Retour
23 avril 2014

Annulation d’une convention de forfait en jours : condamnation de l’employeur pour « exécution déloyale de la convention de forfait en jours » et pour travail dissimulé

Les conventions de forfait en jours sur l’année permettent de rémunérer certains salariés sur la base d’un nombre de jours travaillés annuellement, laissant ainsi au salarié davantage de liberté pour organiser son emploi du temps.

La chambre sociale de la Cour de cassation a déjà eu l’occasion de préciser que toute convention de forfait en jours devait être prévue par un accord collectif dont les stipulations garantissent le respect des durées maximales de travail ainsi que des repos hebdomadaires et journaliers. A cet égard, la Cour de cassation a considéré que les stipulations qui « ne déterminent pas les modalités et les caractéristiques principales des conventions susceptibles d’être conclues mais renvoient à la convention écrite conclue avec le salarié concerné le soin de fixer les modalités de mise en œuvre et de contrôle du nombre de jours travaillés ainsi que la nécessité d’un entretien annuel d’activité de cadre avec sa hiérarchie » sont de nature à priver d’effet la convention de forfait en jours (Cass. Soc. 31 janv. 2012 n°10-19.807).

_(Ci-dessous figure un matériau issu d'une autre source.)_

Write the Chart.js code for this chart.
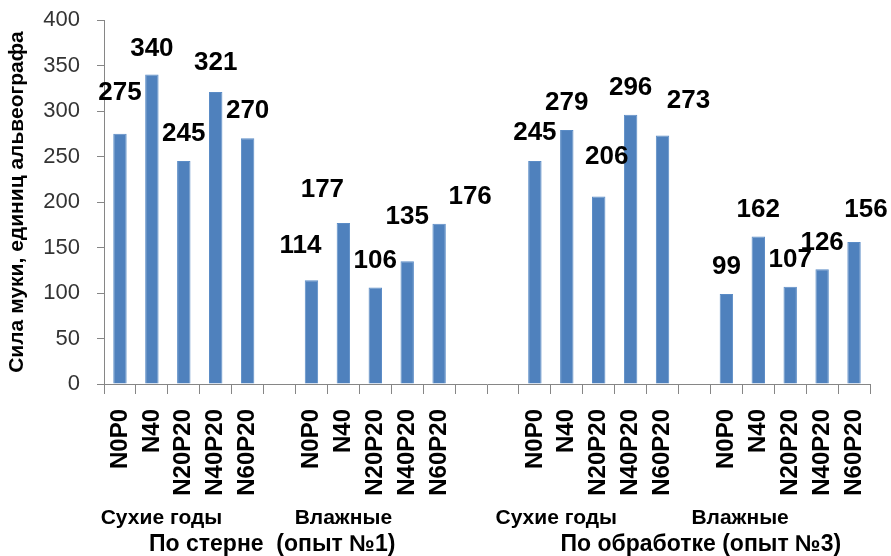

Dans l’espèce ayant donné lieu à l’arrêt du 12 mars 2014, un salarié licencié pour faute grave contestait son licenciement et sollicitait également la condamnation de l’employeur à lui régler les heures supplémentaires en demandant le prononcé de la nullité de la convention de forfait en jours prévue à son contrat de travail. .

Le salarié ne mettait pas en cause les dispositions de la convention collective applicables mais reprochait à son employeur de ne pas appliquer les dispositions de l’article L 3121-46 du Code du travail qui prévoient que l’employeur doit organiser un entretien portant sur la charge de travail du salarié, l’organisation du travail dans l’entreprise et l’articulation entre vie professionnelle et personnelle. En outre, il estimait que la disposition contractuelle qui prévoyait que le nombre de jours travaillés oscillerait entre 215 et 218 jours était imprécise et qu’elle devait conduire à l’annulation du forfait en jours.

Sur l’absence du nombre exact de jours travaillés, la Cour d’appel de Versailles a débouté le salarié de sa demande estimant que la fourchette de 215 à 218 jours de travail indiquée dans la lettre d’embauchage et sur les bulletins de salaire ne faisait que traduire l’impossibilité de déterminer de façon intangible le nombre d’heures maximum travaillées chaque année du fait des variables liées au calendrier. Ainsi, cette marge d’incertitude infime et commune à tous les forfaits ne remettait pas en cause leur validité.

Au visa de l’article L 3121-45 du Code du travail, la Cour de cassation ne retient pas cette position et indique dans son attendu « qu’une convention de forfait en jours doit fixer le nombre de jours travaillés ». Cette position s’inscrit par ailleurs dans la suite logique d’autres décisions au regard desquelles une convention de forfait en jours doit fixer le nombre de demi journées travaillées et préciser les modalités de décompte des journées ou demi journées travaillées et de prises de journées ou demi journées de repos (Soc. 16 nov 2007, n°06-40.417).

S’agissant du défaut d’organisation d’entretien annuel, les juges du fond avaient condamné l’employeur au paiement d’une indemnité pour exécution déloyale de la convention de forfait en jours. Alors que dans son pourvoi l’employeur arguait que l’article L 3121-46 du Code du travail (issu de la loi du 20 août 2008) prévoyant cette obligation d’entretien lui était inapplicable, la convention de forfait ayant été signée en décembre 2006, la Chambre sociale considère quant à elle que cet article est applicable aux conventions de forfait en jours en cours d’exécution lors de son entrée en vigueur.

Enfin, la Cour de cassation a par ailleurs pu juger que l’article 624 du Code de procédure civile devait nécessairement la conduire à casser également l’arrêt ayant débouté le salarié de sa demande de travail dissimulé.

Il apparaît donc au vu de cet arrêt que la Cour de cassation, tout comme certaines juridictions du fond considère désormais qu’appliquer une convention de forfait nulle doit entraîner une condamnation systématique de l’employeur à payer une indemnité pour travail dissimulé sans qu’il soit nécessaire pour le salarié de démontrer l’intention de l’employeur de dissimuler les heures supplémentaires qu’il aurait accomplies.